La moderna conciencia nacional es relativamente joven. Nació en el tránsito entre el XVIII y el XIX, en íntima conexión con el movimiento de reacción contra la Ilustración y el proceso de democratización que inició la Revolución Francesa. El eje en torno al que gira el concepto de nación es de difícil definición, pero, a grandes rasgos, podemos decir que es en torno a la raza, la geografía, el carácter o idiosincrasia de la población, el lenguaje o idioma y los intereses económicos comunes. Cuando tratamos estos aspectos en la última cena de mi mítica experiencia marítima, un ingeniero portugués casi me “abofetea” literariamente; así como una sueca a un noruego que jugó también con su superioridad genética. “¡Dejaros de fronteras naturales! Vais a lo que os conviene”, nos espetaron.
Tampoco es válida la explicación de una nación por su tradición, puesto que es al revés: son las tradiciones las que engendran una nación. En este punto del concepto, como yo era España en mi crucero, me hicieron bailar sevillanas –y las baile de rechupete, puesto que soy sevillana-; también me hicieron bailar jotas – y las bordé, gracias a que soy hija de una flamante zaragozana-; luego sonaron unas sardanas y ¡ay, me quisieron pillar!, pero no lo consiguieron.
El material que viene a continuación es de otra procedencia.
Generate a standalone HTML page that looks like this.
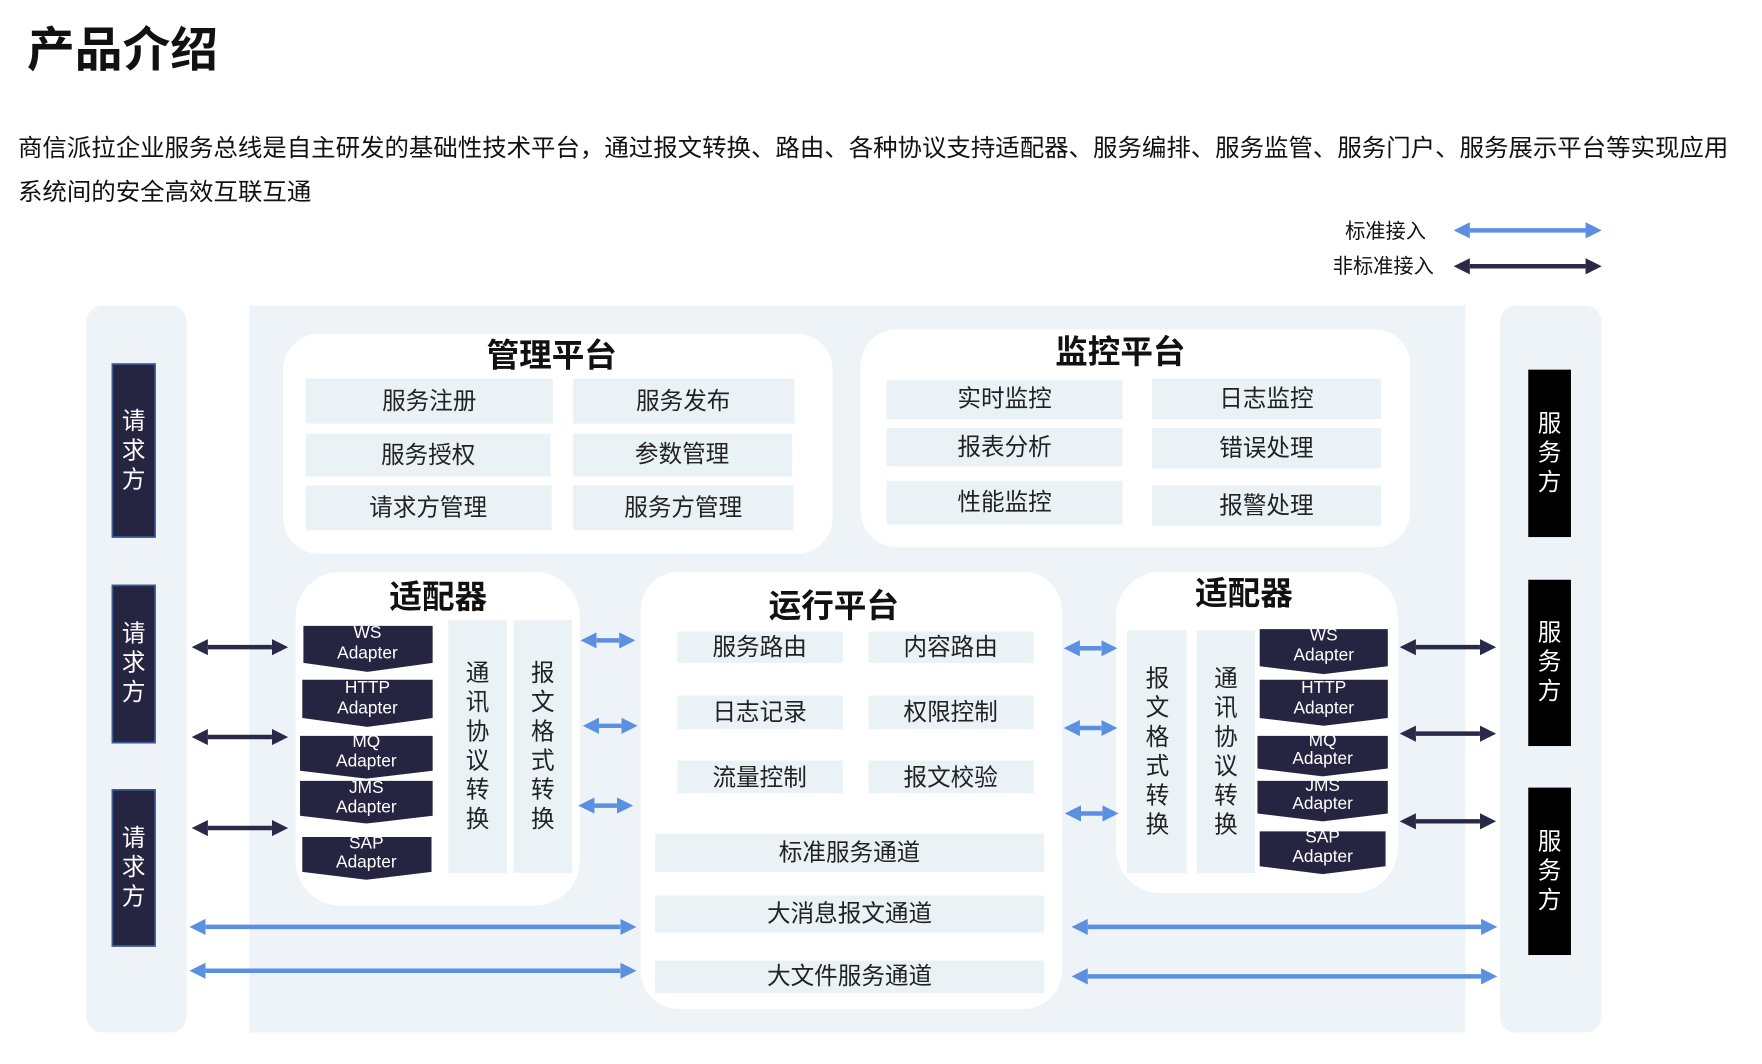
<!DOCTYPE html>
<html><head><meta charset="utf-8">
<style>
html,body{margin:0;padding:0;background:#fff;}
svg{display:block;font-family:"Liberation Sans","Noto Sans CJK SC",sans-serif;}
</style></head>
<body>
<svg width="1762" height="1064" viewBox="0 0 1568 947" preserveAspectRatio="none" xmlns="http://www.w3.org/2000/svg">
<defs>
<marker id="hb" viewBox="0 0 10 10" refX="0" refY="5" markerWidth="3.6" markerHeight="4.2" orient="auto-start-reverse" markerUnits="strokeWidth"><path d="M0,0 L10,5 L0,10 z" fill="#5b8fe0"/></marker>
<marker id="hd" viewBox="0 0 10 10" refX="0" refY="5" markerWidth="3.6" markerHeight="4.2" orient="auto-start-reverse" markerUnits="strokeWidth"><path d="M0,0 L10,5 L0,10 z" fill="#2a2a48"/></marker>
</defs>
<g fill="#111">
<text x="24" y="59" font-size="42.5" font-weight="bold">产品介绍</text>
<text x="16" y="139" font-size="21.5" textLength="1522" lengthAdjust="spacingAndGlyphs">商信派拉企业服务总线是自主研发的基础性技术平台，通过报文转换、路由、各种协议支持适配器、服务编排、服务监管、服务门户、服务展示平台等实现应用</text>
<text x="16" y="178" font-size="21.5" textLength="261" lengthAdjust="spacingAndGlyphs">系统间的安全高效互联互通</text>
<text x="1197" y="212" font-size="18">标准接入</text>
<text x="1186" y="243" font-size="18">非标准接入</text>
</g>
<line x1="1308" y1="205" x2="1411" y2="205" stroke="#5b8fe0" stroke-width="4" marker-start="url(#hb)" marker-end="url(#hb)"/>
<line x1="1308" y1="237" x2="1411" y2="237" stroke="#2a2a48" stroke-width="4" marker-start="url(#hd)" marker-end="url(#hd)"/>

<rect x="77" y="272" width="89" height="647" rx="14" fill="#edf3f7"/>
<rect x="222" y="272" width="1082" height="647" fill="#edf3f7"/>
<rect x="1335" y="272" width="90" height="647" rx="14" fill="#edf3f7"/>

<g fill="#262541" stroke="#3b5a9a" stroke-width="1.5">
<rect x="100" y="324" width="38" height="154"/>
<rect x="100" y="521" width="38" height="140"/>
<rect x="100" y="703" width="38" height="139"/>
</g>
<g fill="#fff" font-size="21" text-anchor="middle">
<text x="119" y="382">请</text><text x="119" y="408">求</text><text x="119" y="434">方</text>
<text x="119" y="571">请</text><text x="119" y="597">求</text><text x="119" y="623">方</text>
<text x="119" y="753">请</text><text x="119" y="779">求</text><text x="119" y="805">方</text>
</g>
<g fill="#000">
<rect x="1360" y="329" width="38" height="149"/>
<rect x="1360" y="516" width="38" height="148"/>
<rect x="1360" y="701" width="38" height="149"/>
</g>
<g fill="#fff" font-size="21" text-anchor="middle">
<text x="1379" y="384">服</text><text x="1379" y="410">务</text><text x="1379" y="436">方</text>
<text x="1379" y="570">服</text><text x="1379" y="596">务</text><text x="1379" y="622">方</text>
<text x="1379" y="756">服</text><text x="1379" y="782">务</text><text x="1379" y="808">方</text>
</g>

<g fill="#fff">
<rect x="252" y="297" width="489" height="196" rx="32"/>
<rect x="766" y="293" width="489" height="194" rx="32"/>
<rect x="263" y="509" width="253" height="297" rx="40"/>
<rect x="570" y="509" width="375" height="389" rx="34"/>
<rect x="993" y="509" width="251" height="286" rx="40"/>
</g>
<g fill="#111" font-size="29" font-weight="bold" text-anchor="middle">
<text x="491" y="326">管理平台</text>
<text x="997" y="323">监控平台</text>
<text x="390" y="541">适配器</text>
<text x="742" y="549">运行平台</text>
<text x="1107" y="538">适配器</text>
</g>

<g fill="#eaf2f6">
<rect x="272" y="337" width="220" height="40"/><rect x="510" y="337" width="197" height="40"/>
<rect x="272" y="386" width="218" height="38"/><rect x="510" y="386" width="195" height="38"/>
<rect x="272" y="432" width="219" height="40"/><rect x="510" y="432" width="196" height="40"/>
<rect x="789" y="338" width="210" height="35"/><rect x="1025" y="337" width="204" height="36"/>
<rect x="789" y="381" width="210" height="34"/><rect x="1025" y="381" width="204" height="36"/>
<rect x="789" y="428" width="210" height="39"/><rect x="1025" y="432" width="204" height="36"/>
<rect x="603" y="562" width="147" height="28"/><rect x="773" y="562" width="147" height="28"/>
<rect x="603" y="619" width="147" height="30"/><rect x="773" y="619" width="147" height="30"/>
<rect x="603" y="677" width="147" height="29"/><rect x="773" y="677" width="147" height="29"/>
<rect x="583" y="742" width="346" height="34"/>
<rect x="583" y="797" width="346" height="33"/>
<rect x="583" y="855" width="346" height="29"/>
<rect x="399" y="552" width="52" height="225"/><rect x="457" y="552" width="52" height="225"/>
<rect x="1003" y="561" width="53" height="216"/><rect x="1065" y="561" width="52" height="216"/>
</g>
<g fill="#222" font-size="21" text-anchor="middle">
<text x="382" y="364">服务注册</text><text x="608" y="364">服务发布</text>
<text x="381" y="412">服务授权</text><text x="607" y="411">参数管理</text>
<text x="381" y="459">请求方管理</text><text x="608" y="459">服务方管理</text>
<text x="894" y="362">实时监控</text><text x="1127" y="362">日志监控</text>
<text x="894" y="405">报表分析</text><text x="1127" y="406">错误处理</text>
<text x="894" y="454">性能监控</text><text x="1127" y="457">报警处理</text>
<text x="676" y="583">服务路由</text><text x="846" y="583">内容路由</text>
<text x="676" y="641">日志记录</text><text x="846" y="641">权限控制</text>
<text x="676" y="699">流量控制</text><text x="846" y="699">报文校验</text>
<text x="756" y="766">标准服务通道</text>
<text x="756" y="820">大消息报文通道</text>
<text x="756" y="876">大文件服务通道</text>
</g>
<g fill="#222" font-size="21" text-anchor="middle">
<text x="425" y="606">通</text><text x="425" y="632">讯</text><text x="425" y="658">协</text><text x="425" y="684">议</text><text x="425" y="710">转</text><text x="425" y="736">换</text>
<text x="483" y="606">报</text><text x="483" y="632">文</text><text x="483" y="658">格</text><text x="483" y="684">式</text><text x="483" y="710">转</text><text x="483" y="736">换</text>
<text x="1030" y="611">报</text><text x="1030" y="637">文</text><text x="1030" y="663">格</text><text x="1030" y="689">式</text><text x="1030" y="715">转</text><text x="1030" y="741">换</text>
<text x="1091" y="611">通</text><text x="1091" y="637">讯</text><text x="1091" y="663">协</text><text x="1091" y="689">议</text><text x="1091" y="715">转</text><text x="1091" y="741">换</text>
</g>

<g fill="#262541">
<polygon points="270,557 385,557 385,590 327,598 270,590"/>
<polygon points="269,605 385,605 385,639 327,647 269,639"/>
<polygon points="267,655 385,655 385,686 326,693 267,686"/>
<polygon points="267,695 385,695 385,726 326,733 267,726"/>
<polygon points="269,745 384,745 384,776 326,783 269,776"/>
<polygon points="1121,560 1235,560 1235,593 1178,600 1121,593"/>
<polygon points="1121,605 1235,605 1235,639 1178,646 1121,639"/>
<polygon points="1119,655 1235,655 1235,684 1177,691 1119,684"/>
<polygon points="1119,695 1235,695 1235,724 1177,731 1119,724"/>
<polygon points="1121,740 1233,740 1233,771 1177,778 1121,771"/>
</g>
<g fill="#fff" font-size="15.4" text-anchor="middle">
<text x="327" y="568">WS</text><text x="327" y="586">Adapter</text>
<text x="327" y="617">HTTP</text><text x="327" y="635">Adapter</text>
<text x="326" y="665">MQ</text><text x="326" y="682">Adapter</text>
<text x="326" y="706">JMS</text><text x="326" y="723">Adapter</text>
<text x="326" y="755">SAP</text><text x="326" y="772">Adapter</text>
<text x="1178" y="570">WS</text><text x="1178" y="588">Adapter</text>
<text x="1178" y="617">HTTP</text><text x="1178" y="635">Adapter</text>
<text x="1177" y="664">MQ</text><text x="1177" y="680">Adapter</text>
<text x="1177" y="704">JMS</text><text x="1177" y="720">Adapter</text>
<text x="1177" y="750">SAP</text><text x="1177" y="767">Adapter</text>
</g>

<g stroke="#2a2a48" stroke-width="4" marker-start="url(#hd)" marker-end="url(#hd)">
<line x1="185" y1="576" x2="242" y2="576"/>
<line x1="185" y1="656" x2="242" y2="656"/>
<line x1="185" y1="737" x2="242" y2="737"/>
<line x1="1260" y1="576" x2="1317" y2="576"/>
<line x1="1260" y1="653" x2="1317" y2="653"/>
<line x1="1260" y1="731" x2="1317" y2="731"/>
</g>
<g stroke="#5b8fe0" stroke-width="4" marker-start="url(#hb)" marker-end="url(#hb)">
<line x1="531" y1="570" x2="551" y2="570"/>
<line x1="533" y1="646" x2="553" y2="646"/>
<line x1="529" y1="717" x2="549" y2="717"/>
<line x1="961" y1="577" x2="980" y2="577"/>
<line x1="961" y1="648" x2="980" y2="648"/>
<line x1="962" y1="724" x2="981" y2="724"/>
<line x1="183" y1="825" x2="552" y2="825"/>
<line x1="183" y1="864" x2="552" y2="864"/>
<line x1="968" y1="825" x2="1318" y2="825"/>
<line x1="968" y1="869" x2="1318" y2="869"/>
</g>
</svg>
</body></html>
Cataluña es España y yo era España en mi aventura, así que bailé la sardana con un ritmo y una gracia insuperables. De tantos saltitos que di, me entró un poco de hipo. El aire del mar y el orgullo patrio me ayudaron a que se me pasara.
Cualquier cuerda puede unir unos haces de trigo, pero a los hombres sólo los mantiene unidos el afecto o el sentimiento. Si el sentimiento de ser español no es un orgullo y un lazo entre nosotros, que compartimos territorio, lenguaje, costumbres e intereses, es que existe una profunda patología. El sentimiento nacional debe ir unido al poder, entendiéndolo casi como fuerza espiritual. El verdadero poder no debe consistir en otra cosa que en atraer, sumar, aumentar. Nuestro país debe presumir y promover una diplomacia de encuentro, de coincidencia, de armonía, de respeto a las coyunturas de sus comunidades. Y si no, que me lo digan a mí que cuando el alemán me dijo “Sprechen Sie Deutsch?”, pensé por dentro: “¡Va por ti, Colau!”, y dije: “Ja, natürlich!”. Todo por España, española de pura cepa.